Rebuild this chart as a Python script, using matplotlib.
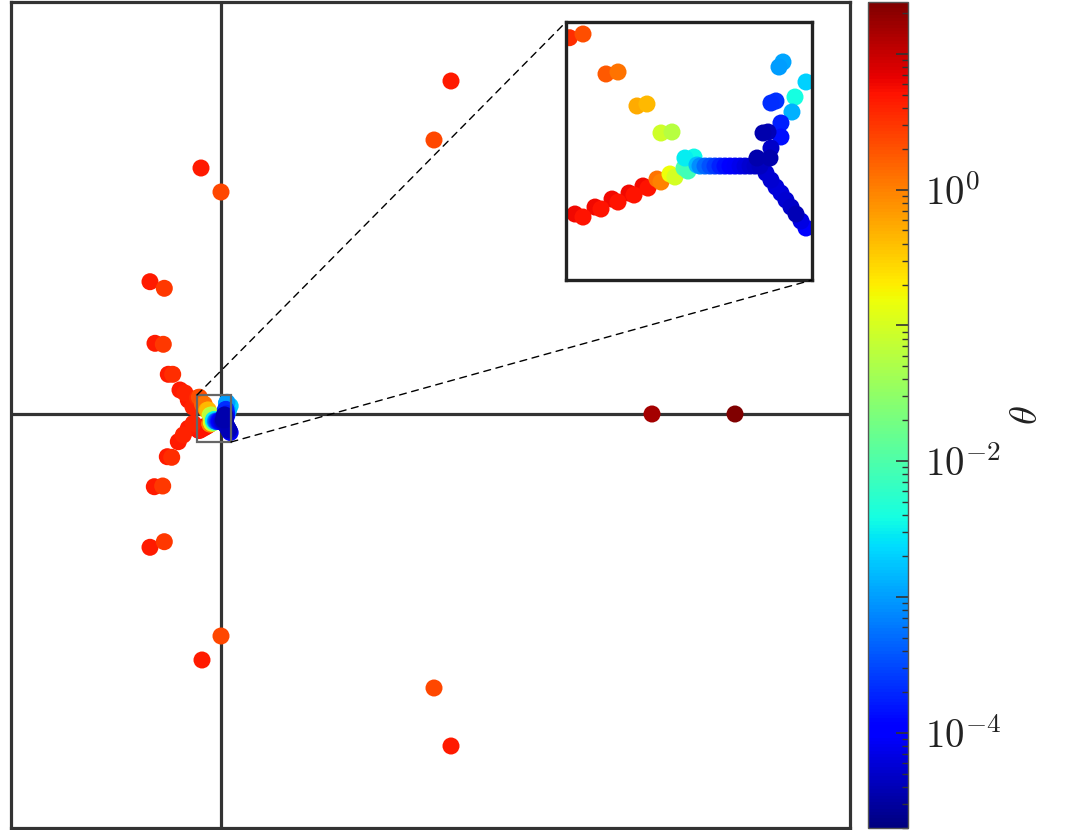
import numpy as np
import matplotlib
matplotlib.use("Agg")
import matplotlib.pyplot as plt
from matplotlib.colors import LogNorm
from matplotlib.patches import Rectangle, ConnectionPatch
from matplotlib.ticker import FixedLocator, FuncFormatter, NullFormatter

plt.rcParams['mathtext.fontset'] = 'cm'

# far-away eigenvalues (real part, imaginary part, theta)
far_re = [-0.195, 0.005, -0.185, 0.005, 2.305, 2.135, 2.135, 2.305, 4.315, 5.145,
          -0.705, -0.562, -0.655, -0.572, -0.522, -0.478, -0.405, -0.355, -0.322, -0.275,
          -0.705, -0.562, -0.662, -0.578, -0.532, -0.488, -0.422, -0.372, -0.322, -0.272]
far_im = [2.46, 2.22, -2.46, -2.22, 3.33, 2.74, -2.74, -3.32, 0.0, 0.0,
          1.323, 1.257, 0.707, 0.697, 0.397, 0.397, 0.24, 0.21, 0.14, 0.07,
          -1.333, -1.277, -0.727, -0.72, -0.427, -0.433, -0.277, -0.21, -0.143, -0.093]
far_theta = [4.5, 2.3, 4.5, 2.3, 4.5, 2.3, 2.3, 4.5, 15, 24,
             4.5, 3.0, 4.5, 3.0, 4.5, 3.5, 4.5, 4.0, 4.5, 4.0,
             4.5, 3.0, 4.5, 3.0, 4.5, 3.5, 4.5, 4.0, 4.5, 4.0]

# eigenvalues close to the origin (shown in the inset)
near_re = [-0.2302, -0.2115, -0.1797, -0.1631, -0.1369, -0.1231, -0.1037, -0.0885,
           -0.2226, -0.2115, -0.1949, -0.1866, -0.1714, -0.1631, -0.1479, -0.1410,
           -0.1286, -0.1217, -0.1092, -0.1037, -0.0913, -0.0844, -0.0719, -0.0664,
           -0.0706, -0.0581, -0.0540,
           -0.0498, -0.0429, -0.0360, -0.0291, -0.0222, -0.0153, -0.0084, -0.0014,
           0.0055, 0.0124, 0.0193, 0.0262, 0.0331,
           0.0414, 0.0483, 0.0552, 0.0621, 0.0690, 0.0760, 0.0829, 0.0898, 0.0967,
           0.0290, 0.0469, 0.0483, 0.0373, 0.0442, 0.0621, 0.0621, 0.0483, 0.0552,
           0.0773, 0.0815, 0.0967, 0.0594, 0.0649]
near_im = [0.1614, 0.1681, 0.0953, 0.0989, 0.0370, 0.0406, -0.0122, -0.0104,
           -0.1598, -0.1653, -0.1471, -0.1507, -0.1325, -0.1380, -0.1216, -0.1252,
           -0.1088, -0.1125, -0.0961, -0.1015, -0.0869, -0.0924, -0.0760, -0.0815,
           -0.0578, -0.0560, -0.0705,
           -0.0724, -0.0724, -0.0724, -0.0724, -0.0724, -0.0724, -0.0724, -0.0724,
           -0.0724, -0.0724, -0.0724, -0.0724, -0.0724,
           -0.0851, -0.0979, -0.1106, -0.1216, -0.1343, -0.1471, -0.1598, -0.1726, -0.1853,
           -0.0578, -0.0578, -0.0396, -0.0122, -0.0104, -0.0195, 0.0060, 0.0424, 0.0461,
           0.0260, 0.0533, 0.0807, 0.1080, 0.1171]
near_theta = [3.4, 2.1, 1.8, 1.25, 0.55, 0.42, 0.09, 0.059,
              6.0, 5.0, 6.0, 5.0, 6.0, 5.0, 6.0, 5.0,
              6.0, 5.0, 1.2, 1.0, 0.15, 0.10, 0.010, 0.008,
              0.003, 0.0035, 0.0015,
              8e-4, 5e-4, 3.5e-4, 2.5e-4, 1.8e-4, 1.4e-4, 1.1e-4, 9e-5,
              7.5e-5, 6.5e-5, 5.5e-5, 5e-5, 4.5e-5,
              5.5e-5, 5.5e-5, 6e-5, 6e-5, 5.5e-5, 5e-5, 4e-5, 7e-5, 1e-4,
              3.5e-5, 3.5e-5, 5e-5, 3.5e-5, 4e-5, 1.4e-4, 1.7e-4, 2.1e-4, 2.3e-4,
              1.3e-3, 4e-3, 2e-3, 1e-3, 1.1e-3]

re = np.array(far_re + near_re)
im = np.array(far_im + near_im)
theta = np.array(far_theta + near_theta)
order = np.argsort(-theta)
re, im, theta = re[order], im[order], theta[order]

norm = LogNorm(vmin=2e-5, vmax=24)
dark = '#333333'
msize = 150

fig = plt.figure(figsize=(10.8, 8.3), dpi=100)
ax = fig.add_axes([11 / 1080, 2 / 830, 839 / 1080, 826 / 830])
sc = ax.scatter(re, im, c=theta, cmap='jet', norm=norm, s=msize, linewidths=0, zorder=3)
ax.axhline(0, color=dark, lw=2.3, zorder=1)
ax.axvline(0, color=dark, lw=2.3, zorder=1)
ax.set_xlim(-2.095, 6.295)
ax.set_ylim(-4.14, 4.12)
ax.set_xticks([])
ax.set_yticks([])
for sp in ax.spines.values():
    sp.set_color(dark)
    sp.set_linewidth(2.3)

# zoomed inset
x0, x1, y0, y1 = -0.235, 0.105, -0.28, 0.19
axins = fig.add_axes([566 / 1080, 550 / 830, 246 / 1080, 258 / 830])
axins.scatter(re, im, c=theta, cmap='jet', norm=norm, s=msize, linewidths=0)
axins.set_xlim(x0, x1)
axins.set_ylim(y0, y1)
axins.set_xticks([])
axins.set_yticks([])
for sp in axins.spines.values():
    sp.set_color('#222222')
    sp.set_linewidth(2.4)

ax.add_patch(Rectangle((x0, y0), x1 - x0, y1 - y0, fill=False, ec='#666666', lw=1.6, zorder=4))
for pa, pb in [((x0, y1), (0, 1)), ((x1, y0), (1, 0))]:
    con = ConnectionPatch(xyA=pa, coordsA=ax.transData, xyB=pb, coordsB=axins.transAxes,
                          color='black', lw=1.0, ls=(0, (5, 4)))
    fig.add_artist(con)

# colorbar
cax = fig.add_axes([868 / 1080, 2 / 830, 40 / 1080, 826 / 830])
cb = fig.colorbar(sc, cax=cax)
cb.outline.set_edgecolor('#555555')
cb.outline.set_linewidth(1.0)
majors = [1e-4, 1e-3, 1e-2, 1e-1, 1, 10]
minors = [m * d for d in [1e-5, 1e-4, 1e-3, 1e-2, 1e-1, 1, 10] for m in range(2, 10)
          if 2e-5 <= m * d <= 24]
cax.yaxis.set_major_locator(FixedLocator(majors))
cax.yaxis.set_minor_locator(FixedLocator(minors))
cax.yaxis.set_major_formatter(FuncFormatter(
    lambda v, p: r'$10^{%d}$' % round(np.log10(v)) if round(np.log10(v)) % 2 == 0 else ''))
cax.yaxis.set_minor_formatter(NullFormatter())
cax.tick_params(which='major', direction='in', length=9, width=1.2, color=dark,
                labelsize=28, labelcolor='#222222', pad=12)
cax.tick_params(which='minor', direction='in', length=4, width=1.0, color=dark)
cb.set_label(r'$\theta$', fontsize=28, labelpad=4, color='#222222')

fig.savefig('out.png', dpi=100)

——————————

- EXERCISE TASK -
Using the material above, set down every line exactly, but skip the pictures.

- FULL OUTPUT -
Rebuild this chart as a Python script, using matplotlib.
import numpy as np
import matplotlib
matplotlib.use("Agg")
import matplotlib.pyplot as plt
from matplotlib.colors import LogNorm
from matplotlib.patches import Rectangle, ConnectionPatch
from matplotlib.ticker import FixedLocator, FuncFormatter, NullFormatter

plt.rcParams['mathtext.fontset'] = 'cm'

# far-away eigenvalues (real part, imaginary part, theta)
far_re = [-0.195, 0.005, -0.185, 0.005, 2.305, 2.135, 2.135, 2.305, 4.315, 5.145,
          -0.705, -0.562, -0.655, -0.572, -0.522, -0.478, -0.405, -0.355, -0.322, -0.275,
          -0.705, -0.562, -0.662, -0.578, -0.532, -0.488, -0.422, -0.372, -0.322, -0.272]
far_im = [2.46, 2.22, -2.46, -2.22, 3.33, 2.74, -2.74, -3.32, 0.0, 0.0,
          1.323, 1.257, 0.707, 0.697, 0.397, 0.397, 0.24, 0.21, 0.14, 0.07,
          -1.333, -1.277, -0.727, -0.72, -0.427, -0.433, -0.277, -0.21, -0.143, -0.093]
far_theta = [4.5, 2.3, 4.5, 2.3, 4.5, 2.3, 2.3, 4.5, 15, 24,
             4.5, 3.0, 4.5, 3.0, 4.5, 3.5, 4.5, 4.0, 4.5, 4.0,
             4.5, 3.0, 4.5, 3.0, 4.5, 3.5, 4.5, 4.0, 4.5, 4.0]

# eigenvalues close to the origin (shown in the inset)
near_re = [-0.2302, -0.2115, -0.1797, -0.1631, -0.1369, -0.1231, -0.1037, -0.0885,
           -0.2226, -0.2115, -0.1949, -0.1866, -0.1714, -0.1631, -0.1479, -0.1410,
           -0.1286, -0.1217, -0.1092, -0.1037, -0.0913, -0.0844, -0.0719, -0.0664,
           -0.0706, -0.0581, -0.0540,
           -0.0498, -0.0429, -0.0360, -0.0291, -0.0222, -0.0153, -0.0084, -0.0014,
           0.0055, 0.0124, 0.0193, 0.0262, 0.0331,
           0.0414, 0.0483, 0.0552, 0.0621, 0.0690, 0.0760, 0.0829, 0.0898, 0.0967,
           0.0290, 0.0469, 0.0483, 0.0373, 0.0442, 0.0621, 0.0621, 0.0483, 0.0552,
           0.0773, 0.0815, 0.0967, 0.0594, 0.0649]
near_im = [0.1614, 0.1681, 0.0953, 0.0989, 0.0370, 0.0406, -0.0122, -0.0104,
           -0.1598, -0.1653, -0.1471, -0.1507, -0.1325, -0.1380, -0.1216, -0.1252,
           -0.1088, -0.1125, -0.0961, -0.1015, -0.0869, -0.0924, -0.0760, -0.0815,
           -0.0578, -0.0560, -0.0705,
           -0.0724, -0.0724, -0.0724, -0.0724, -0.0724, -0.0724, -0.0724, -0.0724,
           -0.0724, -0.0724, -0.0724, -0.0724, -0.0724,
           -0.0851, -0.0979, -0.1106, -0.1216, -0.1343, -0.1471, -0.1598, -0.1726, -0.1853,
           -0.0578, -0.0578, -0.0396, -0.0122, -0.0104, -0.0195, 0.0060, 0.0424, 0.0461,
           0.0260, 0.0533, 0.0807, 0.1080, 0.1171]
near_theta = [3.4, 2.1, 1.8, 1.25, 0.55, 0.42, 0.09, 0.059,
              6.0, 5.0, 6.0, 5.0, 6.0, 5.0, 6.0, 5.0,
              6.0, 5.0, 1.2, 1.0, 0.15, 0.10, 0.010, 0.008,
              0.003, 0.0035, 0.0015,
              8e-4, 5e-4, 3.5e-4, 2.5e-4, 1.8e-4, 1.4e-4, 1.1e-4, 9e-5,
              7.5e-5, 6.5e-5, 5.5e-5, 5e-5, 4.5e-5,
              5.5e-5, 5.5e-5, 6e-5, 6e-5, 5.5e-5, 5e-5, 4e-5, 7e-5, 1e-4,
              3.5e-5, 3.5e-5, 5e-5, 3.5e-5, 4e-5, 1.4e-4, 1.7e-4, 2.1e-4, 2.3e-4,
              1.3e-3, 4e-3, 2e-3, 1e-3, 1.1e-3]

re = np.array(far_re + near_re)
im = np.array(far_im + near_im)
theta = np.array(far_theta + near_theta)
order = np.argsort(-theta)
re, im, theta = re[order], im[order], theta[order]

norm = LogNorm(vmin=2e-5, vmax=24)
dark = '#333333'
msize = 150

fig = plt.figure(figsize=(10.8, 8.3), dpi=100)
ax = fig.add_axes([11 / 1080, 2 / 830, 839 / 1080, 826 / 830])
sc = ax.scatter(re, im, c=theta, cmap='jet', norm=norm, s=msize, linewidths=0, zorder=3)
ax.axhline(0, color=dark, lw=2.3, zorder=1)
ax.axvline(0, color=dark, lw=2.3, zorder=1)
ax.set_xlim(-2.095, 6.295)
ax.set_ylim(-4.14, 4.12)
ax.set_xticks([])
ax.set_yticks([])
for sp in ax.spines.values():
    sp.set_color(dark)
    sp.set_linewidth(2.3)

# zoomed inset
x0, x1, y0, y1 = -0.235, 0.105, -0.28, 0.19
axins = fig.add_axes([566 / 1080, 550 / 830, 246 / 1080, 258 / 830])
axins.scatter(re, im, c=theta, cmap='jet', norm=norm, s=msize, linewidths=0)
axins.set_xlim(x0, x1)
axins.set_ylim(y0, y1)
axins.set_xticks([])
axins.set_yticks([])
for sp in axins.spines.values():
    sp.set_color('#222222')
    sp.set_linewidth(2.4)

ax.add_patch(Rectangle((x0, y0), x1 - x0, y1 - y0, fill=False, ec='#666666', lw=1.6, zorder=4))
for pa, pb in [((x0, y1), (0, 1)), ((x1, y0), (1, 0))]:
    con = ConnectionPatch(xyA=pa, coordsA=ax.transData, xyB=pb, coordsB=axins.transAxes,
                          color='black', lw=1.0, ls=(0, (5, 4)))
    fig.add_artist(con)

# colorbar
cax = fig.add_axes([868 / 1080, 2 / 830, 40 / 1080, 826 / 830])
cb = fig.colorbar(sc, cax=cax)
cb.outline.set_edgecolor('#555555')
cb.outline.set_linewidth(1.0)
majors = [1e-4, 1e-3, 1e-2, 1e-1, 1, 10]
minors = [m * d for d in [1e-5, 1e-4, 1e-3, 1e-2, 1e-1, 1, 10] for m in range(2, 10)
          if 2e-5 <= m * d <= 24]
cax.yaxis.set_major_locator(FixedLocator(majors))
cax.yaxis.set_minor_locator(FixedLocator(minors))
cax.yaxis.set_major_formatter(FuncFormatter(
    lambda v, p: r'$10^{%d}$' % round(np.log10(v)) if round(np.log10(v)) % 2 == 0 else ''))
cax.yaxis.set_minor_formatter(NullFormatter())
cax.tick_params(which='major', direction='in', length=9, width=1.2, color=dark,
                labelsize=28, labelcolor='#222222', pad=12)
cax.tick_params(which='minor', direction='in', length=4, width=1.0, color=dark)
cb.set_label(r'$\theta$', fontsize=28, labelpad=4, color='#222222')

fig.savefig('out.png', dpi=100)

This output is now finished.